Запрошлой осенью, при заключении мировой по делу мельницы, частыми переездами по нескольку раз в день с одной мельницы на другую нам до того пришлось загонять единственную, бывшую в нашем распоряжении четверку лошадей, что надо было пользоваться каждым удобным случаем сократить для них эти двадцативерстные перебежки. Приглашенный с общего нашего с Обручевым согласия и проработавший целый день на ближайшей от себя мельнице посредник должен был на следующее утро с такою же целию ехать на мельницу нашего противника, где необходимо было и наше присутствие. Не желая никого задерживать медленностию, посредник обещал прибыть на место в 9 часов утра. Ему приходилось ехать по большой почтовой дороге, а как деревня государственных крестьян на этой дороге отстоит от нашей мельницы версты на полторы, то мы и упросили посредника свозить нас на своих могучих лошадях туда и обратно, обещая в известное время подождать его на большой дороге. Не желая, в свою очередь, заставить посредника дожидаться, мы к 8 часам утра выехали на улицу деревни и отпустили лошадей.
Утро было морозное. Растолченная вдоль деревни домашним скотом большая дорога застыла колчами. Резкий ветер так и низал насквозь. На улице не было ни души, и даже собаки куда-то попрятались, несмотря на грохот только что отъехавшего по мерзлой земле экипажа. Но нельзя было полагаться на их миролюбие чужому человеку, оставшемуся одному посреди улицы, даже без палки. Я стал искать глазами кого-нибудь и наконец за разломанным плетнем увидал небольшого роста крестьянина в черной, на самые глаза надвинутой шапке. На мое приветствие крестьянин, кряхтя, приподнял обеими руками шапку и, болезненно простонав: «Мочи нет, голову разломило!», снова обеими руками натянул ее на самые брови. Длинный, острый нос, черные глаза и черные как смоль волосы, при жидкой бороде крестьянина, явно указывали на его восточное происхождение. Однодворцы — большею частию потомки старых дворянских фамилий, происходивших от татар. Замечательно, что выходцы-родоначальники передали свой красивый тип до позднейшего потомства одним мужчинам, тогда как белокурые женщины сохранили свой местный и — надо сказать правду — весьма некрасивый тип.
— Чего ж ты тут на ветру стоишь больной? — спросил я крестьянина.
— Да вот, вывел сюда хоботьица дать животам, — отвечал крестьянин, указывая на пару тощих лошадей, у которых особенно неразвита была упоминаемая хозяином часть тела. Лошади были явно подорваны и, дрожа всем телом на холодном ветре, жадно ели корм.
— Корм хорошо едят, а лошади-то твои худы.

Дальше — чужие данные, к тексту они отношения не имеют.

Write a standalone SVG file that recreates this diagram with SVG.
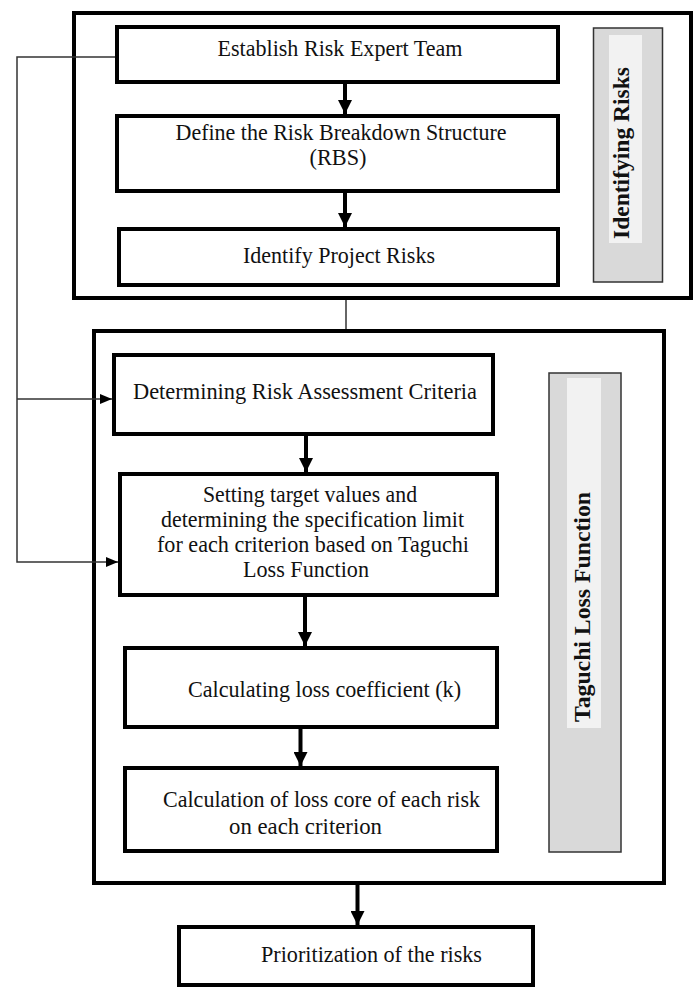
<svg xmlns="http://www.w3.org/2000/svg" width="696" height="988" viewBox="0 0 696 988">
<style>
.box{fill:#fff;stroke:#000;stroke-width:4}
.frame{fill:none;stroke:#000;stroke-width:4}
.band{fill:#d9d9d9;stroke:#333;stroke-width:1.5}
.strip{fill:#f2f2f2;stroke:none}
.t{font-family:"Liberation Serif","Times New Roman",serif;font-size:23px;fill:#111;text-anchor:middle}
.vt{font-family:"Liberation Serif","Times New Roman",serif;font-size:24px;font-weight:bold;fill:#111;text-anchor:middle}
.thick{stroke:#000;stroke-width:4;fill:none}
.thin{stroke:#333;stroke-width:1.5;fill:none}
</style>
<defs>
<marker id="big" viewBox="0 0 14 14" markerWidth="15" markerHeight="14" refX="14" refY="7" orient="auto" markerUnits="userSpaceOnUse">
<path d="M0,0 L14,7 L0,14 z" fill="#000"/>
</marker>
<marker id="small" viewBox="0 0 12 10" markerWidth="13" markerHeight="10" refX="12" refY="5" orient="auto" markerUnits="userSpaceOnUse">
<path d="M0,0 L12,5 L0,10 z" fill="#000"/>
</marker>
</defs>

<g id="group-identifying">
<rect class="frame" x="74" y="13" width="617" height="285"/>
</g>
<g id="group-taguchi">
<rect class="frame" x="94" y="331" width="570" height="552"/>
</g>

<g id="connectors">
<line class="thick" x1="345" y1="84" x2="345" y2="114" marker-end="url(#big)"/>
<line class="thick" x1="345" y1="193" x2="345" y2="227" marker-end="url(#big)"/>
<line class="thin" x1="346" y1="300" x2="346" y2="329"/>
<line class="thick" x1="306" y1="436" x2="306" y2="472" marker-end="url(#big)"/>
<line class="thick" x1="305" y1="597" x2="305" y2="646" marker-end="url(#big)"/>
<line class="thick" x1="300.5" y1="729" x2="300.5" y2="766" marker-end="url(#big)"/>
<line class="thick" x1="357.5" y1="885" x2="357.5" y2="925" marker-end="url(#big)"/>
<polyline class="thin" points="115,57 17,57 17,562 118,562" marker-end="url(#small)"/>
<line class="thin" x1="17" y1="399" x2="112" y2="399" marker-end="url(#small)"/>
</g>

<g id="node-establish">
<rect class="box" x="117" y="27" width="441" height="55"/>
<text class="t" x="340" y="56" textLength="245" lengthAdjust="spacingAndGlyphs">Establish Risk Expert Team</text>
</g>
<g id="node-rbs">
<rect class="box" x="117" y="116" width="441" height="75"/>
<text class="t" x="341" y="140" textLength="331" lengthAdjust="spacingAndGlyphs">Define the Risk Breakdown Structure</text>
<text class="t" x="338" y="165" textLength="57" lengthAdjust="spacingAndGlyphs">(RBS)</text>
</g>
<g id="node-identify">
<rect class="box" x="119" y="229" width="439" height="56"/>
<text class="t" x="339" y="263" textLength="192" lengthAdjust="spacingAndGlyphs">Identify Project Risks</text>
</g>
<g id="label-identifying">
<rect class="band" x="593.5" y="28" width="69" height="254"/>
<rect class="strip" x="609" y="35" width="33" height="208"/>
<text class="vt" transform="translate(629,153) rotate(-90)" textLength="172" lengthAdjust="spacingAndGlyphs">Identifying Risks</text>
</g>

<g id="node-criteria">
<rect class="box" x="114" y="355" width="379" height="79"/>
<text class="t" x="305" y="399" textLength="344" lengthAdjust="spacingAndGlyphs">Determining Risk Assessment Criteria</text>
</g>
<g id="node-target">
<rect class="box" x="120" y="474" width="377" height="121"/>
<text class="t" x="310" y="502" textLength="214" lengthAdjust="spacingAndGlyphs">Setting target values and</text>
<text class="t" x="312.5" y="527" textLength="303" lengthAdjust="spacingAndGlyphs">determining the specification limit</text>
<text class="t" x="313" y="552" textLength="312" lengthAdjust="spacingAndGlyphs">for each criterion based on Taguchi</text>
<text class="t" x="306" y="577" textLength="126" lengthAdjust="spacingAndGlyphs">Loss Function</text>
</g>
<g id="node-coefficient">
<rect class="box" x="125" y="648" width="372" height="79"/>
<text class="t" x="324.5" y="697" textLength="273" lengthAdjust="spacingAndGlyphs">Calculating loss coefficient (k)</text>
</g>
<g id="node-losscore">
<rect class="box" x="125" y="768" width="372" height="83"/>
<text class="t" x="321.5" y="807" textLength="317" lengthAdjust="spacingAndGlyphs">Calculation of loss core of each risk</text>
<text class="t" x="305.5" y="834" textLength="153" lengthAdjust="spacingAndGlyphs">on each criterion</text>
</g>
<g id="label-taguchi">
<rect class="band" x="549" y="373" width="72" height="479"/>
<rect class="strip" x="567" y="378" width="34" height="350"/>
<text class="vt" transform="translate(590,607) rotate(-90)" textLength="230" lengthAdjust="spacingAndGlyphs">Taguchi Loss Function</text>
</g>

<g id="node-prioritization">
<rect class="box" x="179" y="927" width="354" height="58"/>
<text class="t" x="371.5" y="962" textLength="221" lengthAdjust="spacingAndGlyphs">Prioritization of  the risks</text>
</g>
</svg>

— И, и! Лошадь была! — воскликнул мужик, любовно ударяя гнедого мерина по тощему крупу. — Добро милое была, да вот что-то с ней поделалось и тела не стала брать. Вот и теперь вывел нарочно со двора да посыпал мякину-то, чтобы там овчонки да коровенка их не обидели. Ведь солю им, ей-Богу, — наблюдаю, а нету тела! Да и голова меня эта доняла, ото всего отбила. Вон! — крестьянин указал на несколько борозд картофеля с воткнутою в землю сохою. — Надо бы картошку допахать, да не стану; пропади она пропастью!.. — При этих словах он болезненно закряхтел и начал обеими руками еще ниже натаскивать на голову шапку.
— Ну, брат, если ты сегодня не выпашешь остального картофеля, то он, пожалуй, так в земле и останется. Ты видишь, земля начинает застывать.
— Что ж, когда мочи моей нет. Я, должно быть, ее застудил, голову-то, — это вот тут в самую мятель суседа хоронили. Я семь верст без шапки до церкви-то прошел, да знать ее, голову-то, и настудил.
— Знаю я, брат, ваши порядки. Вы глаза-то нальете, а там вам и море по колено.
— Како, глаза-то? Оно точно, батюшка, ваша правда. Поднес это он мне три стаканчика, и шел я будто тепло, а ее-то, видно, и настудил.